Over the breast of the spring, the land, amid cities,
Amid lanes and through old woods, where lately the violets peep’d from the ground, spotting the gray debris,
Amid the grass in the fields each side of the lanes, passing the endless grass,
Passing the yellow-spear’d wheat, every grain from its shroud in the dark-brown fields uprisen,
Passing the apple-tree blows of white and pink in the orchards,
Carrying a corpse to where it shall rest in the grave,
Night and day journeys a coffin.
-Walt Whitman on Lincoln’s last journey home, When Lilacs Last in the Dooryard Bloom’d
Meanwhile, the largest manhunt in American history was underway and directed personally by Secretary of War, Edwin M. Stanton. The War Department issued a $100,000 bounty for the assassin. However, Boothe was shot and killed at Garrett’s Farm in Virginia.
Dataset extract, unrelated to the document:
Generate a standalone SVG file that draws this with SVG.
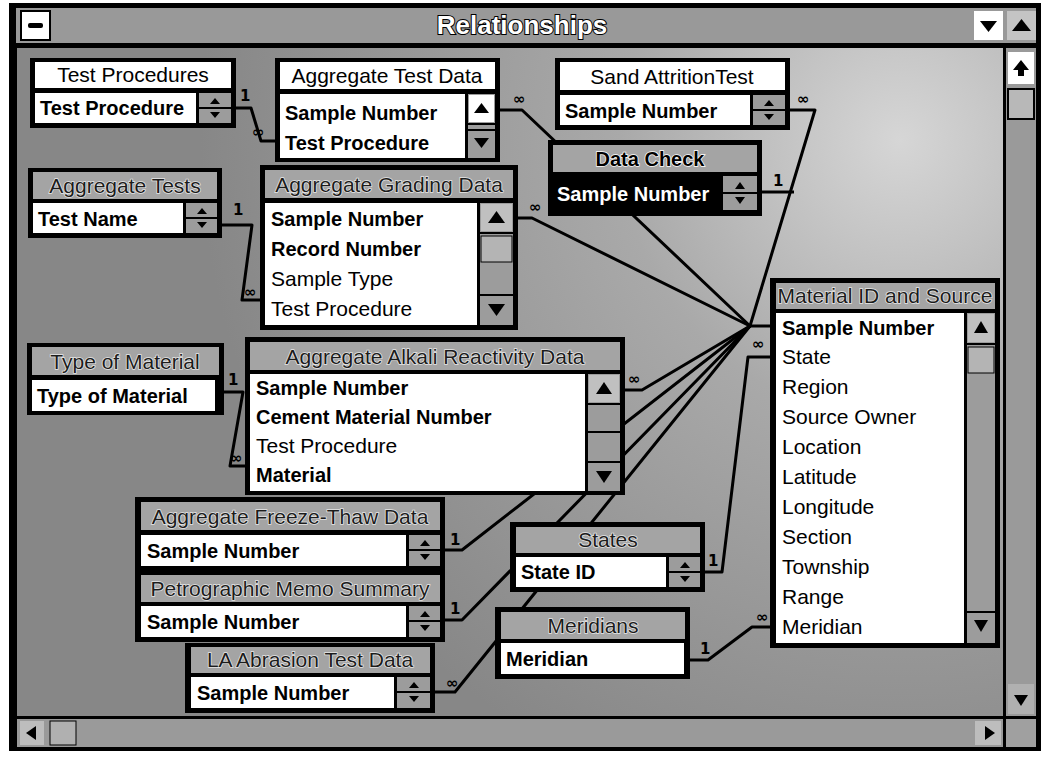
<svg xmlns="http://www.w3.org/2000/svg" width="1051" height="757" viewBox="0 0 1051 757">
<defs>
<radialGradient id="bg" cx="900" cy="140" r="700" gradientUnits="userSpaceOnUse">
<stop offset="0" stop-color="#d6d6d6"/>
<stop offset="0.4" stop-color="#a9a9a9"/>
<stop offset="1" stop-color="#878787"/>
</radialGradient>
<style>
.frame{fill:#000}
.tw{fill:#fff}
.tg{fill:#a4a4a4}
.list{fill:#fff}
.sb{fill:#9c9c9c}
.sel{fill:#000}
.ttl{font-family:"Liberation Sans",Arial,sans-serif;font-size:21px;text-anchor:middle;fill:#000}
.ttg{font-family:"Liberation Sans",Arial,sans-serif;font-size:21px;text-anchor:middle;fill:#1c1c1c;stroke:#e6e6e6;stroke-width:1.5px;paint-order:stroke}
.ttb{font-family:"Liberation Sans",Arial,sans-serif;font-size:20px;font-weight:bold;text-anchor:middle;fill:#000;stroke:#fff;stroke-width:1.5px;paint-order:stroke}
.fb{font-family:"Liberation Sans",Arial,sans-serif;font-size:20px;font-weight:bold;fill:#000}
.fw{font-family:"Liberation Sans",Arial,sans-serif;font-size:20px;font-weight:bold;fill:#fff}
.fr{font-family:"Liberation Sans",Arial,sans-serif;font-size:21px;fill:#000}
.ln{fill:none;stroke:#000;stroke-width:3;stroke-linejoin:round}
.lab{font-family:"DejaVu Sans",sans-serif;font-size:15px;font-weight:bold;fill:#000}
.ar{fill:#000}
.btn{fill:#fff}
.sep{stroke:#000;stroke-width:2}
.wt{font-family:"Liberation Sans",Arial,sans-serif;font-size:26px;font-weight:bold;text-anchor:middle;fill:#fff;stroke:#000;stroke-width:2px;paint-order:stroke}
</style>
</defs>

<!-- window chrome -->
<g id="window">
<rect x="0" y="0" width="1051" height="757" fill="#fff"/>
<rect x="9" y="3" width="1032" height="748" fill="#000"/>
<rect x="16" y="8" width="1020" height="35" fill="#999"/>
<rect x="21" y="11" width="29" height="29" class="btn" stroke="#000" stroke-width="2"/>
<rect x="28" y="23" width="15" height="5" rx="2" class="ar"/>
<text x="522" y="34" class="wt">Relationships</text>
<rect x="974" y="11" width="29" height="29" class="btn"/>
<path d="M980,21 L997,21 L988.5,32 Z" class="ar"/>
<rect x="1007" y="11" width="29" height="29" fill="#c4c4c4"/>
<path d="M1012,31 L1031,31 L1021.5,19 Z" class="ar"/>
<rect x="17" y="48" width="986" height="668" fill="url(#bg)"/>
<rect x="1006" y="48" width="30" height="668" fill="#9a9a9a"/>
<rect x="1008" y="52" width="26" height="32" class="btn"/>
<path d="M1013,70 L1029,70 L1021,60 Z M1018,70 h6 v6 h-6 Z" class="ar"/>
<rect x="1008" y="89" width="26" height="30" fill="#b8b8b8" stroke="#000" stroke-width="2"/>
<rect x="1008" y="684" width="26" height="30" fill="#b0b0b0"/>
<path d="M1014,695 L1028,695 L1021,706 Z" class="ar"/>
<rect x="17" y="719" width="986" height="28" fill="#9a9a9a"/>
<rect x="20" y="721" width="24" height="24" fill="#bdbdbd"/>
<path d="M26,733 L36,726 L36,740 Z" class="ar"/>
<rect x="50" y="721" width="26" height="24" fill="#b0b0b0" stroke="#000" stroke-width="1"/>
<rect x="975" y="721" width="26" height="24" fill="#bdbdbd"/>
<path d="M995,733 L985,726 L985,740 Z" class="ar"/>
<rect x="1006" y="719" width="30" height="28" fill="#a0a0a0"/>
</g>

<!-- connectors -->
<g id="connectors">
<path class="ln" d="M236,108 H251 L261,141 H275"/>
<path class="ln" d="M222,225 H252 L242,300 H262"/>
<path class="ln" d="M224,392 H243 L230,466 H246"/>
<path class="ln" d="M500,110 H522 L750,326 H770"/>
<path class="ln" d="M518,218 H532 L750,326"/>
<path class="ln" d="M790,110 H815 L750,326"/>
<path class="ln" d="M762,192 H794"/>
<path class="ln" d="M625,390 H642 L750,326"/>
<path class="ln" d="M445,550 H462 L750,326"/>
<path class="ln" d="M445,620 H462 L750,326"/>
<path class="ln" d="M435,692 H455 L750,326"/>
<path class="ln" d="M705,572 H722 L748,357 H770"/>
<path class="ln" d="M690,660 H708 L752,627 H770"/>
<text class="lab" x="240" y="101">1</text>
<text class="lab" x="252" y="137">∞</text>
<text class="lab" x="233" y="215">1</text>
<text class="lab" x="244" y="297">∞</text>
<text class="lab" x="228" y="385">1</text>
<text class="lab" x="230" y="463">∞</text>
<text class="lab" x="513" y="104">∞</text>
<text class="lab" x="529" y="212">∞</text>
<text class="lab" x="797" y="104">∞</text>
<text class="lab" x="773" y="186">1</text>
<text class="lab" x="628" y="384">∞</text>
<text class="lab" x="450" y="545">1</text>
<text class="lab" x="450" y="614">1</text>
<text class="lab" x="446" y="688">∞</text>
<text class="lab" x="708" y="566">1</text>
<text class="lab" x="752" y="349">∞</text>
<text class="lab" x="700" y="654">1</text>
<text class="lab" x="756" y="622">∞</text>
</g>

<!-- tables -->
<g id="t-test-procedures">
<rect class="frame" x="30" y="58" width="206" height="70"/>
<rect class="tw" x="35" y="62" width="196" height="26"/>
<text class="ttl" x="133" y="82">Test Procedures</text>
<rect class="list" x="35" y="93" width="161" height="30"/>
<rect class="sb" x="199" y="93" width="32" height="30"/>
<line class="sep" x1="199" y1="108" x2="231" y2="108"/>
<path class="ar" d="M210,104 L220,104 L215,98 Z M210,112 L220,112 L215,118 Z"/>
<text class="fb" x="40" y="115">Test Procedure</text>
</g>

<g id="t-aggregate-test-data">
<rect class="frame" x="275" y="58" width="225" height="104"/>
<rect class="tw" x="280" y="62" width="215" height="27"/>
<text class="ttl" x="387" y="83">Aggregate Test Data</text>
<rect class="list" x="280" y="94" width="185" height="64"/>
<rect class="sb" x="468" y="94" width="27" height="64"/>
<rect class="btn" x="469" y="95" width="25" height="27"/>
<path class="ar" d="M474,113 L489,113 L481.5,103 Z"/>
<line class="sep" x1="468" y1="124" x2="495" y2="124"/>
<line class="sep" x1="468" y1="130" x2="495" y2="130"/>
<path class="ar" d="M474,138 L489,138 L481.5,148 Z"/>
<text class="fb" x="285" y="120">Sample Number</text>
<text class="fb" x="285" y="150">Test Procedure</text>
</g>

<g id="t-sand-attrition-test">
<rect class="frame" x="555" y="58" width="235" height="72"/>
<rect class="tw" x="560" y="62" width="225" height="28"/>
<text class="ttl" x="672" y="84">Sand AttritionTest</text>
<rect class="list" x="560" y="95" width="190" height="30"/>
<rect class="sb" x="753" y="95" width="32" height="30"/>
<line class="sep" x1="753" y1="110" x2="785" y2="110"/>
<path class="ar" d="M764,106 L774,106 L769,100 Z M764,114 L774,114 L769,120 Z"/>
<text class="fb" x="565" y="118">Sample Number</text>
</g>

<g id="t-data-check">
<rect class="frame" x="548" y="140" width="214" height="76"/>
<rect class="tg" x="553" y="145" width="204" height="27"/>
<text class="ttb" x="650" y="166">Data Check</text>
<rect class="sel" x="553" y="176" width="167" height="34"/>
<rect class="sb" x="723" y="176" width="34" height="34"/>
<line class="sep" x1="723" y1="193" x2="757" y2="193"/>
<path class="ar" d="M735,189 L745,189 L740,182 Z M735,197 L745,197 L740,204 Z"/>
<text class="fw" x="557" y="201">Sample Number</text>
</g>

<g id="t-aggregate-tests">
<rect class="frame" x="28" y="168" width="194" height="70"/>
<rect class="tg" x="33" y="172" width="184" height="27"/>
<text class="ttg" x="125" y="193">Aggregate Tests</text>
<rect class="list" x="33" y="203" width="150" height="30"/>
<rect class="sb" x="186" y="203" width="31" height="30"/>
<line class="sep" x1="186" y1="218" x2="217" y2="218"/>
<path class="ar" d="M197,214 L207,214 L202,208 Z M197,222 L207,222 L202,228 Z"/>
<text class="fb" x="38" y="226">Test Name</text>
</g>

<g id="t-aggregate-grading-data">
<rect class="frame" x="260" y="165" width="258" height="165"/>
<rect class="tg" x="265" y="170" width="248" height="28"/>
<text class="ttg" x="389" y="192">Aggregate Grading Data</text>
<rect class="list" x="265" y="203" width="212" height="122"/>
<rect class="sb" x="480" y="203" width="33" height="122"/>
<rect fill="#c0c0c0" x="481" y="204" width="31" height="27"/>
<path class="ar" d="M488,223 L505,223 L496.5,211 Z"/>
<line class="sep" x1="480" y1="233" x2="513" y2="233"/>
<rect fill="#b4b4b4" x="481" y="236" width="31" height="26" stroke="#000" stroke-width="1"/>
<line class="sep" x1="480" y1="295" x2="513" y2="295"/>
<path class="ar" d="M488,304 L505,304 L496.5,316 Z"/>
<text class="fb" x="271" y="226">Sample Number</text>
<text class="fb" x="271" y="256">Record Number</text>
<text class="fr" x="271" y="286">Sample Type</text>
<text class="fr" x="271" y="316">Test Procedure</text>
</g>

<g id="t-type-of-material">
<rect class="frame" x="27" y="343" width="197" height="72"/>
<rect class="tg" x="32" y="347" width="187" height="28"/>
<text class="ttg" x="125" y="369">Type of Material</text>
<rect class="list" x="32" y="380" width="183" height="31"/>
<text class="fb" x="37" y="403">Type of Material</text>
</g>

<g id="t-aggregate-alkali-reactivity-data">
<rect class="frame" x="245" y="337" width="380" height="158"/>
<rect class="tg" x="250" y="342" width="370" height="28"/>
<text class="ttg" x="435" y="364">Aggregate Alkali Reactivity Data</text>
<rect class="list" x="250" y="374" width="335" height="117"/>
<rect class="sb" x="588" y="374" width="32" height="117"/>
<rect fill="#c0c0c0" x="589" y="375" width="30" height="27"/>
<path class="ar" d="M596,394 L612,394 L604,382 Z"/>
<line class="sep" x1="588" y1="404" x2="620" y2="404"/>
<line class="sep" x1="588" y1="432" x2="620" y2="432"/>
<line class="sep" x1="588" y1="462" x2="620" y2="462"/>
<path class="ar" d="M596,471 L612,471 L604,483 Z"/>
<text class="fb" x="256" y="395">Sample Number</text>
<text class="fb" x="256" y="424">Cement Material Number</text>
<text class="fr" x="256" y="453">Test Procedure</text>
<text class="fb" x="256" y="482">Material</text>
</g>

<g id="t-aggregate-freeze-thaw-data">
<rect class="frame" x="135" y="497" width="310" height="73"/>
<rect class="tg" x="141" y="502" width="299" height="28"/>
<text class="ttg" x="290" y="524">Aggregate Freeze-Thaw Data</text>
<rect class="list" x="141" y="535" width="265" height="31"/>
<rect class="sb" x="409" y="535" width="31" height="31"/>
<line class="sep" x1="409" y1="550" x2="440" y2="550"/>
<path class="ar" d="M420,546 L430,546 L425,540 Z M420,554 L430,554 L425,560 Z"/>
<text class="fb" x="147" y="558">Sample Number</text>
</g>

<g id="t-petrographic-memo-summary">
<rect class="frame" x="135" y="570" width="310" height="72"/>
<rect class="tg" x="141" y="575" width="299" height="27"/>
<text class="ttg" x="290" y="596">Petrographic Memo Summary</text>
<rect class="list" x="141" y="606" width="265" height="31"/>
<rect class="sb" x="409" y="606" width="31" height="31"/>
<line class="sep" x1="409" y1="621" x2="440" y2="621"/>
<path class="ar" d="M420,617 L430,617 L425,611 Z M420,625 L430,625 L425,631 Z"/>
<text class="fb" x="147" y="629">Sample Number</text>
</g>

<g id="t-la-abrasion-test-data">
<rect class="frame" x="185" y="643" width="250" height="70"/>
<rect class="tg" x="191" y="647" width="239" height="26"/>
<text class="ttg" x="310" y="667">LA Abrasion Test Data</text>
<rect class="list" x="191" y="677" width="203" height="31"/>
<rect class="sb" x="397" y="677" width="33" height="31"/>
<line class="sep" x1="397" y1="692" x2="430" y2="692"/>
<path class="ar" d="M409,688 L419,688 L414,682 Z M409,696 L419,696 L414,702 Z"/>
<text class="fb" x="197" y="700">Sample Number</text>
</g>

<g id="t-states">
<rect class="frame" x="510" y="522" width="195" height="70"/>
<rect class="tg" x="516" y="527" width="184" height="26"/>
<text class="ttg" x="608" y="547">States</text>
<rect class="list" x="516" y="557" width="150" height="30"/>
<rect class="sb" x="669" y="557" width="31" height="30"/>
<line class="sep" x1="669" y1="572" x2="700" y2="572"/>
<path class="ar" d="M680,568 L690,568 L685,562 Z M680,576 L690,576 L685,582 Z"/>
<text class="fb" x="521" y="579">State ID</text>
</g>

<g id="t-meridians">
<rect class="frame" x="495" y="607" width="195" height="72"/>
<rect class="tg" x="501" y="612" width="184" height="27"/>
<text class="ttg" x="593" y="633">Meridians</text>
<rect class="list" x="501" y="643" width="183" height="31"/>
<text class="fb" x="506" y="666">Meridian</text>
</g>

<g id="t-material-id-and-source">
<rect class="frame" x="770" y="278" width="230" height="370"/>
<rect class="tg" x="776" y="283" width="219" height="26"/>
<text class="ttg" x="885" y="303">Material ID and Source</text>
<rect class="list" x="776" y="313" width="188" height="330"/>
<rect class="sb" x="967" y="313" width="28" height="330"/>
<rect fill="#c0c0c0" x="968" y="314" width="26" height="28"/>
<path class="ar" d="M974,333 L988,333 L981,321 Z"/>
<line class="sep" x1="967" y1="344" x2="995" y2="344"/>
<rect fill="#b4b4b4" x="968" y="347" width="26" height="26" stroke="#000" stroke-width="1"/>
<line class="sep" x1="967" y1="612" x2="995" y2="612"/>
<path class="ar" d="M974,620 L988,620 L981,632 Z"/>
<text class="fb" x="782" y="335">Sample Number</text>
<text class="fr" x="782" y="364">State</text>
<text class="fr" x="782" y="394">Region</text>
<text class="fr" x="782" y="424">Source Owner</text>
<text class="fr" x="782" y="454">Location</text>
<text class="fr" x="782" y="484">Latitude</text>
<text class="fr" x="782" y="514">Longitude</text>
<text class="fr" x="782" y="544">Section</text>
<text class="fr" x="782" y="574">Township</text>
<text class="fr" x="782" y="604">Range</text>
<text class="fr" x="782" y="634">Meridian</text>
</g>
</svg>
The famous actor had been turned away from the Brockenbrough-Peyton Home in Port Royal due the homeowner (and Boothe’s connection) not being present. He snuck into the farm without the knowledge of the residents and was found by Sergeant Boston Corbett who shot Lincoln’s killer an inch below the spot where Boothe’s bullet killed the Great Emancipator just several days before.
Other conspirators were hunted and arrested.
John Surratt made it to Quebec and was hidden by priests. He traveled to Europe and tried to join a regiment defending the Papal States but had escaped those authorities when the U.S government was alerted by someone from Surratt’s childhood. So, he fled to Egypt, but was captured by a U.S. agent in November 1866.
The major players of the partially successful conspiracy were executed.
Mary Todd Lincoln wouldn’t be the only First Lady to hold her dead husband after being shot in the head.
Sadly, political assassinations are just one component of a dark history of political violence.
Political violence is also an outgrowth of our society’s ability to create political monsters out of each other, our society’s preternatural fear of faraway government action we believe will exact tyrannic control over its population if given too much power, and our Republican politician’s allowance of a weapon, built for warfare and mass death, to be easily bought and sold.
America has always been a multicultural society and in recent decades, a multicultural democracy.
One of our chronic conditions is the pretension of our society to create tribes based on ethnic identity, religious affiliations, and political ideology. A lack of gun control and a race-baiting Republican party throws gasoline on simmering embers.
So, it would behoove us to reexamine our political affiliations and reassess our love affair with guns.
Guns are also tools for hunting and can have sentimental value for their connection to bonding activities passed down through generations. However, assault weapons and easy access to semi-automatics have also been the leading harbinger of death for our nation’s youth. The bullets are sprayed when children are at school and the resulting shootings become a parent’s worst nightmare come to life.
But Republicans will still just offer thoughts and prayers.